(Data excerpt):
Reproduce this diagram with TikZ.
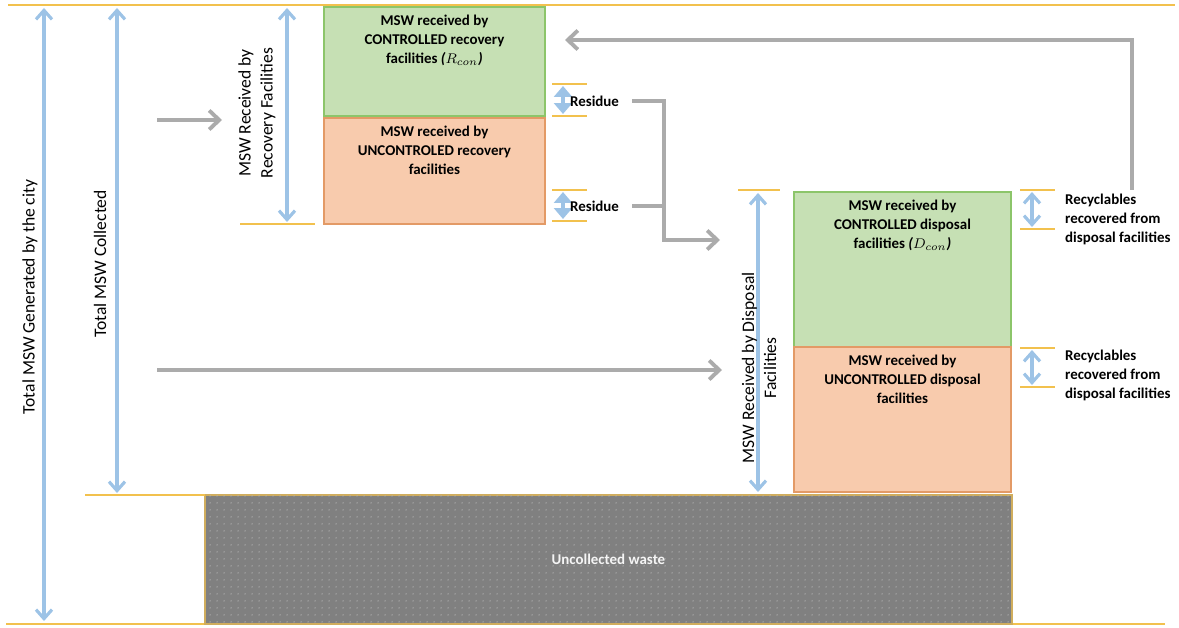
\documentclass[tikz,border=0pt]{standalone}
\usepackage{fontspec}
\setmainfont{Carlito}
\usetikzlibrary{arrows.meta,positioning,patterns.meta}
\definecolor{sizeblue}{HTML}{9DC3E6}
\definecolor{limityellow}{HTML}{F2C14E}
\definecolor{flowgray}{HTML}{ABABAB}
\definecolor{ctrlfill}{HTML}{C6E0B4}
\definecolor{ctrldraw}{HTML}{8CC56A}
\definecolor{unctrlfill}{HTML}{F8CBAD}
\definecolor{unctrldraw}{HTML}{E39A66}
\definecolor{wastefill}{HTML}{808080}
\tikzset{
  limit/.style={limityellow, line width=1.3pt},
  span/.style={sizeblue, line width=1.8pt,
    {Straight Barb[length=1.8mm,width=3.2mm]}-{Straight Barb[length=1.8mm,width=3.2mm]}},
  smallspan/.style={sizeblue, line width=1.8pt,
    {Triangle[length=2.2mm,width=3.6mm]}-{Triangle[length=2.2mm,width=3.6mm]}},
  flow/.style={flowgray, line width=2.2pt, -{Straight Barb[length=2mm,width=3.8mm]}},
  facility/.style={inner sep=0pt, outer sep=0pt, line width=0.8pt, anchor=north west},
  ctrlbox/.style={facility, draw=ctrldraw, fill=ctrlfill},
  unctrlbox/.style={facility, draw=unctrldraw, fill=unctrlfill},
  boxtext/.style={font=\bfseries\fontsize{8.5}{10.8}\selectfont, align=center, inner sep=0pt},
  sidenote/.style={font=\bfseries\fontsize{8.5}{10.8}\selectfont, align=left, anchor=west, inner sep=1pt},
  sidetext/.style={font=\fontsize{10}{12.5}\selectfont, rotate=90, align=center, inner sep=0pt},
}

\begin{document}
\begin{tikzpicture}[x=0.02cm, y=-0.02cm]
  \useasboundingbox (0,0) rectangle (1179,628);

  % top and bottom limits
  \draw[limit] (8,5) -- (1175,5);
  \draw[limit] (6,624) -- (1165,624);

  % uncollected waste
  \node[facility, draw=limityellow!70!gray, fill=wastefill,
        minimum width=16.14cm, minimum height=2.58cm,
        postaction={pattern={Dots[distance=4pt,radius=0.45pt]}, pattern color=black!30}] (uncol) at (205,495) {};
  \node[boxtext, text=white!92!gray] (uncoltxt) at (uncol.center) {Uncollected waste};
  \draw[limit] (85,495) -- (uncol.north west);

  % recovery facilities
  \node[ctrlbox, minimum width=4.42cm, minimum height=2.18cm] (rcon) at (324,7) {};
  \node[unctrlbox, minimum width=4.42cm, minimum height=2.12cm] (runc) at (324,118) {};
  \node[boxtext, below=0.15cm of rcon.north] (rcontxt)
    {MSW received by\\CONTROLLED recovery\\facilities \textit{(}$R_{con}$\textit{)}};
  \node[boxtext, below=0.15cm of runc.north] (runctxt)
    {MSW received by\\UNCONTROLED recovery\\facilities};

  % disposal facilities
  \node[ctrlbox, minimum width=4.34cm, minimum height=3.1cm] (dcon) at (794,192) {};
  \node[unctrlbox, minimum width=4.34cm, minimum height=2.9cm] (dunc) at (794,347) {};
  \node[boxtext, below=0.15cm of dcon.north] (dcontxt)
    {MSW received by\\CONTROLLED disposal\\facilities \textit{(}$D_{con}$\textit{)}};
  \node[boxtext, below=0.15cm of dunc.north] (dunctxt)
    {MSW received by\\UNCONTROLLED disposal\\facilities};

  % size arrows
  \coordinate (gentop) at (44,8);   \coordinate (genbot) at (44,621);
  \coordinate (coltop) at (117,8);  \coordinate (colbot) at (117,493);
  \coordinate (rectop) at (287,8);  \coordinate (recbot) at (287,222);
  \coordinate (distop) at (758,193); \coordinate (disbot) at (758,492);
  \draw[span] (gentop) -- (genbot);
  \draw[span] (coltop) -- (colbot);
  \draw[span] (rectop) -- (recbot);
  \draw[span] (distop) -- (disbot);
  \draw[limit] (240,224) -- (315,224);
  \draw[limit] (738,190) -- (780,190);

  \node[sidetext] (genlbl) at (30,297) {Total MSW Generated by the city};
  \node[sidetext] (collbl) at (100,264) {Total MSW Collected};
  \node[sidetext] (reclbl) at (257,113) {MSW Received by\\Recovery Facilities};
  \node[sidetext] (dislbl) at (759,368) {MSW Received by Disposal\\Facilities};

  % residues
  \draw[limit] (552,84) -- (587,84);
  \draw[limit] (552,116) -- (587,116);
  \draw[limit] (552,190) -- (587,190);
  \draw[limit] (552,221) -- (587,221);
  \coordinate (res1top) at (563,86);  \coordinate (res1bot) at (563,114);
  \coordinate (res2top) at (563,192); \coordinate (res2bot) at (563,219);
  \draw[smallspan] (res1top) -- (res1bot);
  \draw[smallspan] (res2top) -- (res2bot);
  \node[sidenote] (res1) at (568,101) {Residue};
  \node[sidenote] (res2) at (568,206) {Residue};

  % recyclables
  \draw[limit] (1020,190) -- (1055,190);
  \draw[limit] (1020,229) -- (1055,229);
  \draw[limit] (1020,348) -- (1055,348);
  \draw[limit] (1020,387) -- (1055,387);
  \coordinate (rcy1top) at (1032,192); \coordinate (rcy1bot) at (1032,227);
  \coordinate (rcy2top) at (1032,350); \coordinate (rcy2bot) at (1032,385);
  \draw[span] (rcy1top) -- (rcy1bot);
  \draw[span] (rcy2top) -- (rcy2bot);
  \node[sidenote] (rcy1) at (1063,219) {Recyclables\\recovered from\\disposal facilities};
  \node[sidenote] (rcy2) at (1063,375) {Recyclables\\recovered from\\disposal facilities};

  % flows
  \coordinate (recin) at (157,120);  \coordinate (recend) at (222,120);
  \coordinate (disin) at (157,370);  \coordinate (disend) at (722,370);
  \coordinate (resbend) at (664,101); \coordinate (resend) at (720,240);
  \coordinate (fbstart) at (1132,190); \coordinate (fbend) at (565,40);
  \draw[flow] (recin) -- (recend);
  \draw[flow] (disin) -- (disend);
  \draw[flow] ([xshift=0.22cm]res1.east) -- (resbend) |- (resend);
  \draw[flow, -] ([xshift=0.22cm]res2.east) -- (resbend |- res2.east);
  \draw[flow] (fbstart) |- (fbend);
\end{tikzpicture}
\end{document}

(Challenge): Return the material word for word. Pictures are not part of the copy.

(Expected answer):
Reproduce this diagram with TikZ.
\documentclass[tikz,border=0pt]{standalone}
\usepackage{fontspec}
\setmainfont{Carlito}
\usetikzlibrary{arrows.meta,positioning,patterns.meta}
\definecolor{sizeblue}{HTML}{9DC3E6}
\definecolor{limityellow}{HTML}{F2C14E}
\definecolor{flowgray}{HTML}{ABABAB}
\definecolor{ctrlfill}{HTML}{C6E0B4}
\definecolor{ctrldraw}{HTML}{8CC56A}
\definecolor{unctrlfill}{HTML}{F8CBAD}
\definecolor{unctrldraw}{HTML}{E39A66}
\definecolor{wastefill}{HTML}{808080}
\tikzset{
  limit/.style={limityellow, line width=1.3pt},
  span/.style={sizeblue, line width=1.8pt,
    {Straight Barb[length=1.8mm,width=3.2mm]}-{Straight Barb[length=1.8mm,width=3.2mm]}},
  smallspan/.style={sizeblue, line width=1.8pt,
    {Triangle[length=2.2mm,width=3.6mm]}-{Triangle[length=2.2mm,width=3.6mm]}},
  flow/.style={flowgray, line width=2.2pt, -{Straight Barb[length=2mm,width=3.8mm]}},
  facility/.style={inner sep=0pt, outer sep=0pt, line width=0.8pt, anchor=north west},
  ctrlbox/.style={facility, draw=ctrldraw, fill=ctrlfill},
  unctrlbox/.style={facility, draw=unctrldraw, fill=unctrlfill},
  boxtext/.style={font=\bfseries\fontsize{8.5}{10.8}\selectfont, align=center, inner sep=0pt},
  sidenote/.style={font=\bfseries\fontsize{8.5}{10.8}\selectfont, align=left, anchor=west, inner sep=1pt},
  sidetext/.style={font=\fontsize{10}{12.5}\selectfont, rotate=90, align=center, inner sep=0pt},
}

\begin{document}
\begin{tikzpicture}[x=0.02cm, y=-0.02cm]
  \useasboundingbox (0,0) rectangle (1179,628);

  % top and bottom limits
  \draw[limit] (8,5) -- (1175,5);
  \draw[limit] (6,624) -- (1165,624);

  % uncollected waste
  \node[facility, draw=limityellow!70!gray, fill=wastefill,
        minimum width=16.14cm, minimum height=2.58cm,
        postaction={pattern={Dots[distance=4pt,radius=0.45pt]}, pattern color=black!30}] (uncol) at (205,495) {};
  \node[boxtext, text=white!92!gray] (uncoltxt) at (uncol.center) {Uncollected waste};
  \draw[limit] (85,495) -- (uncol.north west);

  % recovery facilities
  \node[ctrlbox, minimum width=4.42cm, minimum height=2.18cm] (rcon) at (324,7) {};
  \node[unctrlbox, minimum width=4.42cm, minimum height=2.12cm] (runc) at (324,118) {};
  \node[boxtext, below=0.15cm of rcon.north] (rcontxt)
    {MSW received by\\CONTROLLED recovery\\facilities \textit{(}$R_{con}$\textit{)}};
  \node[boxtext, below=0.15cm of runc.north] (runctxt)
    {MSW received by\\UNCONTROLED recovery\\facilities};

  % disposal facilities
  \node[ctrlbox, minimum width=4.34cm, minimum height=3.1cm] (dcon) at (794,192) {};
  \node[unctrlbox, minimum width=4.34cm, minimum height=2.9cm] (dunc) at (794,347) {};
  \node[boxtext, below=0.15cm of dcon.north] (dcontxt)
    {MSW received by\\CONTROLLED disposal\\facilities \textit{(}$D_{con}$\textit{)}};
  \node[boxtext, below=0.15cm of dunc.north] (dunctxt)
    {MSW received by\\UNCONTROLLED disposal\\facilities};

  % size arrows
  \coordinate (gentop) at (44,8);   \coordinate (genbot) at (44,621);
  \coordinate (coltop) at (117,8);  \coordinate (colbot) at (117,493);
  \coordinate (rectop) at (287,8);  \coordinate (recbot) at (287,222);
  \coordinate (distop) at (758,193); \coordinate (disbot) at (758,492);
  \draw[span] (gentop) -- (genbot);
  \draw[span] (coltop) -- (colbot);
  \draw[span] (rectop) -- (recbot);
  \draw[span] (distop) -- (disbot);
  \draw[limit] (240,224) -- (315,224);
  \draw[limit] (738,190) -- (780,190);

  \node[sidetext] (genlbl) at (30,297) {Total MSW Generated by the city};
  \node[sidetext] (collbl) at (100,264) {Total MSW Collected};
  \node[sidetext] (reclbl) at (257,113) {MSW Received by\\Recovery Facilities};
  \node[sidetext] (dislbl) at (759,368) {MSW Received by Disposal\\Facilities};

  % residues
  \draw[limit] (552,84) -- (587,84);
  \draw[limit] (552,116) -- (587,116);
  \draw[limit] (552,190) -- (587,190);
  \draw[limit] (552,221) -- (587,221);
  \coordinate (res1top) at (563,86);  \coordinate (res1bot) at (563,114);
  \coordinate (res2top) at (563,192); \coordinate (res2bot) at (563,219);
  \draw[smallspan] (res1top) -- (res1bot);
  \draw[smallspan] (res2top) -- (res2bot);
  \node[sidenote] (res1) at (568,101) {Residue};
  \node[sidenote] (res2) at (568,206) {Residue};

  % recyclables
  \draw[limit] (1020,190) -- (1055,190);
  \draw[limit] (1020,229) -- (1055,229);
  \draw[limit] (1020,348) -- (1055,348);
  \draw[limit] (1020,387) -- (1055,387);
  \coordinate (rcy1top) at (1032,192); \coordinate (rcy1bot) at (1032,227);
  \coordinate (rcy2top) at (1032,350); \coordinate (rcy2bot) at (1032,385);
  \draw[span] (rcy1top) -- (rcy1bot);
  \draw[span] (rcy2top) -- (rcy2bot);
  \node[sidenote] (rcy1) at (1063,219) {Recyclables\\recovered from\\disposal facilities};
  \node[sidenote] (rcy2) at (1063,375) {Recyclables\\recovered from\\disposal facilities};

  % flows
  \coordinate (recin) at (157,120);  \coordinate (recend) at (222,120);
  \coordinate (disin) at (157,370);  \coordinate (disend) at (722,370);
  \coordinate (resbend) at (664,101); \coordinate (resend) at (720,240);
  \coordinate (fbstart) at (1132,190); \coordinate (fbend) at (565,40);
  \draw[flow] (recin) -- (recend);
  \draw[flow] (disin) -- (disend);
  \draw[flow] ([xshift=0.22cm]res1.east) -- (resbend) |- (resend);
  \draw[flow, -] ([xshift=0.22cm]res2.east) -- (resbend |- res2.east);
  \draw[flow] (fbstart) |- (fbend);
\end{tikzpicture}
\end{document}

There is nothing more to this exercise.